→ Aim
Make a verbatim copy of the entries below; pictures stay out.

→ Extracted information
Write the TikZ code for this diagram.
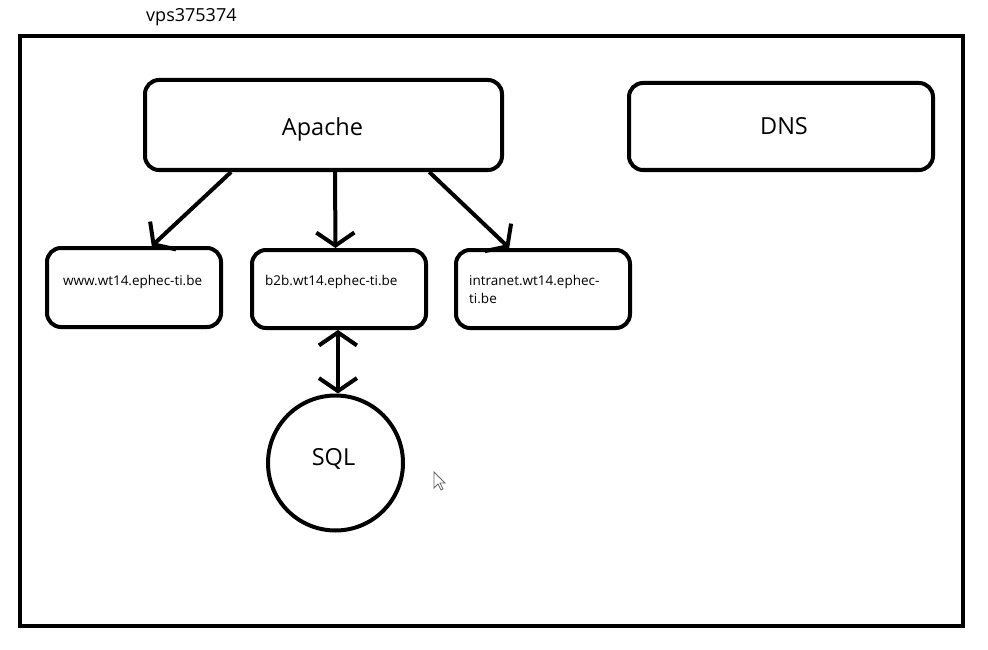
\documentclass[tikz,border=0pt]{standalone}
\usepackage{fontspec}
\setmainfont{Open Sans}
\usetikzlibrary{arrows.meta,calc}
\begin{document}
\begin{tikzpicture}[x=1pt,y=-1pt,
  box/.style={draw,line width=4pt,rounded corners=14pt,inner sep=0pt},
  small/.style={font=\fontsize{13.5}{17}\selectfont,inner sep=0pt,anchor=base west},
  big/.style={font=\fontsize{23.5}{28}\selectfont,inner sep=0pt,anchor=base},
  arr/.style={line width=4pt,-{Straight Barb[length=13pt,width=38pt,line width=4pt]}},
  darr/.style={line width=4pt,{Straight Barb[length=13pt,width=38pt,line width=4pt]}-{Straight Barb[length=13pt,width=38pt,line width=4pt]}}]
\useasboundingbox (0,0) rectangle (988,650);
% outer frame
\node[draw,line width=4pt,inner sep=0pt,minimum width=943pt,minimum height=590pt] (vps) at (491.5,331) {};
\node[font=\fontsize{18}{22}\selectfont,inner sep=0pt,anchor=base west] (vpst) at (146,21.5) {vps375374};
% boxes
\node[box,minimum width=357pt,minimum height=90pt] (apache) at (323.5,125) {};
\node[big] (apachet) at (322.5,136) {Apache};
\node[box,minimum width=304pt,minimum height=87pt] (dns) at (781,126.5) {};
\node[big] (dnst) at (784,135) {DNS};
\node[box,minimum width=174pt,minimum height=79pt] (www) at (134,287.5) {};
\node[small] (wwwt) at (63,285) {www.wt14.ephec-ti.be};
\node[box,minimum width=174pt,minimum height=78pt] (b2b) at (339,289) {};
\node[small] (b2bt) at (265,285) {b2b.wt14.ephec-ti.be};
\node[box,minimum width=174pt,minimum height=78pt] (intra) at (543,289) {};
\node[small] (intrat1) at (469,285) {intranet.wt14.ephec-};
\node[small] (intrat2) at (469,303) {ti.be};
\node[draw,circle,line width=4pt,inner sep=0pt,minimum size=135pt] (sql) at (335.5,463) {};
\node[big] (sqlt) at (333.5,465) {SQL};
% connectors
\coordinate (a1) at ($(apache.south west)!0.244!(apache.south east)$);
\coordinate (a2) at ($(apache.south west)!0.532!(apache.south east)$);
\coordinate (a3) at ($(apache.south west)!0.793!(apache.south east)$);
\coordinate (w1) at ($(www.north west)!0.60!(www.north east)$);
\coordinate (b1) at ($(b2b.north west)!0.48!(b2b.north east)$);
\coordinate (i1) at ($(intra.north west)!0.31!(intra.north east)$);
\draw[arr] (a1) -- (w1);
\draw[arr] (a2) -- (b1);
\draw[arr] (a3) -- (i1);
\coordinate (b2) at ($(b2b.south west)!0.494!(b2b.south east)$);
\draw[darr] (b2) -- (b2 |- sql.north);
% mouse cursor
\draw[gray!80!black,fill=white,line width=0.8pt,line join=miter]
  (434,472) -- (434,488) -- (438,484) -- (441,490) -- (443,489) -- (440,483) -- (445,483) -- cycle;
\end{tikzpicture}
\end{document}
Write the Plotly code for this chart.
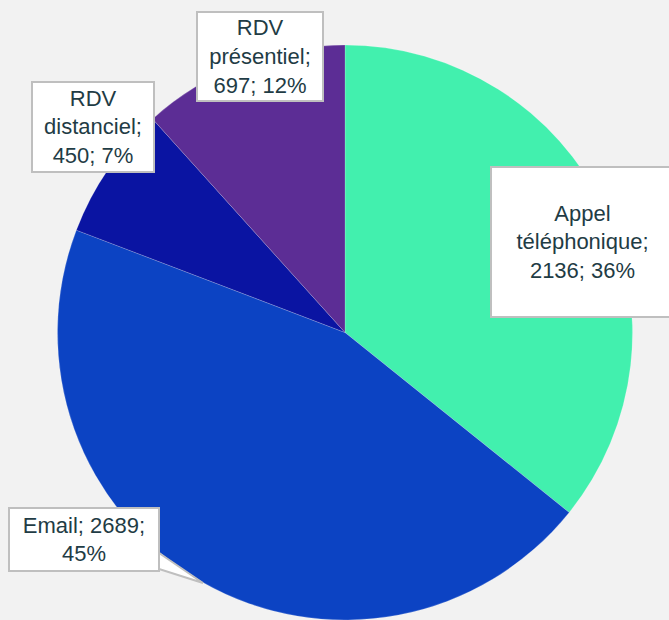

→ Answer to this exercise
Write the TikZ code for this diagram.
\documentclass[tikz,border=0pt]{standalone}
\usepackage{fontspec}
\setmainfont{Open Sans}
\usetikzlibrary{arrows.meta,calc}
\begin{document}
\begin{tikzpicture}[x=1pt,y=-1pt,
  box/.style={draw,line width=4pt,rounded corners=14pt,inner sep=0pt},
  small/.style={font=\fontsize{13.5}{17}\selectfont,inner sep=0pt,anchor=base west},
  big/.style={font=\fontsize{23.5}{28}\selectfont,inner sep=0pt,anchor=base},
  arr/.style={line width=4pt,-{Straight Barb[length=13pt,width=38pt,line width=4pt]}},
  darr/.style={line width=4pt,{Straight Barb[length=13pt,width=38pt,line width=4pt]}-{Straight Barb[length=13pt,width=38pt,line width=4pt]}}]
\useasboundingbox (0,0) rectangle (988,650);
% outer frame
\node[draw,line width=4pt,inner sep=0pt,minimum width=943pt,minimum height=590pt] (vps) at (491.5,331) {};
\node[font=\fontsize{18}{22}\selectfont,inner sep=0pt,anchor=base west] (vpst) at (146,21.5) {vps375374};
% boxes
\node[box,minimum width=357pt,minimum height=90pt] (apache) at (323.5,125) {};
\node[big] (apachet) at (322.5,136) {Apache};
\node[box,minimum width=304pt,minimum height=87pt] (dns) at (781,126.5) {};
\node[big] (dnst) at (784,135) {DNS};
\node[box,minimum width=174pt,minimum height=79pt] (www) at (134,287.5) {};
\node[small] (wwwt) at (63,285) {www.wt14.ephec-ti.be};
\node[box,minimum width=174pt,minimum height=78pt] (b2b) at (339,289) {};
\node[small] (b2bt) at (265,285) {b2b.wt14.ephec-ti.be};
\node[box,minimum width=174pt,minimum height=78pt] (intra) at (543,289) {};
\node[small] (intrat1) at (469,285) {intranet.wt14.ephec-};
\node[small] (intrat2) at (469,303) {ti.be};
\node[draw,circle,line width=4pt,inner sep=0pt,minimum size=135pt] (sql) at (335.5,463) {};
\node[big] (sqlt) at (333.5,465) {SQL};
% connectors
\coordinate (a1) at ($(apache.south west)!0.244!(apache.south east)$);
\coordinate (a2) at ($(apache.south west)!0.532!(apache.south east)$);
\coordinate (a3) at ($(apache.south west)!0.793!(apache.south east)$);
\coordinate (w1) at ($(www.north west)!0.60!(www.north east)$);
\coordinate (b1) at ($(b2b.north west)!0.48!(b2b.north east)$);
\coordinate (i1) at ($(intra.north west)!0.31!(intra.north east)$);
\draw[arr] (a1) -- (w1);
\draw[arr] (a2) -- (b1);
\draw[arr] (a3) -- (i1);
\coordinate (b2) at ($(b2b.south west)!0.494!(b2b.south east)$);
\draw[darr] (b2) -- (b2 |- sql.north);
% mouse cursor
\draw[gray!80!black,fill=white,line width=0.8pt,line join=miter]
  (434,472) -- (434,488) -- (438,484) -- (441,490) -- (443,489) -- (440,483) -- (445,483) -- cycle;
\end{tikzpicture}
\end{document}
Write the Plotly code for this chart.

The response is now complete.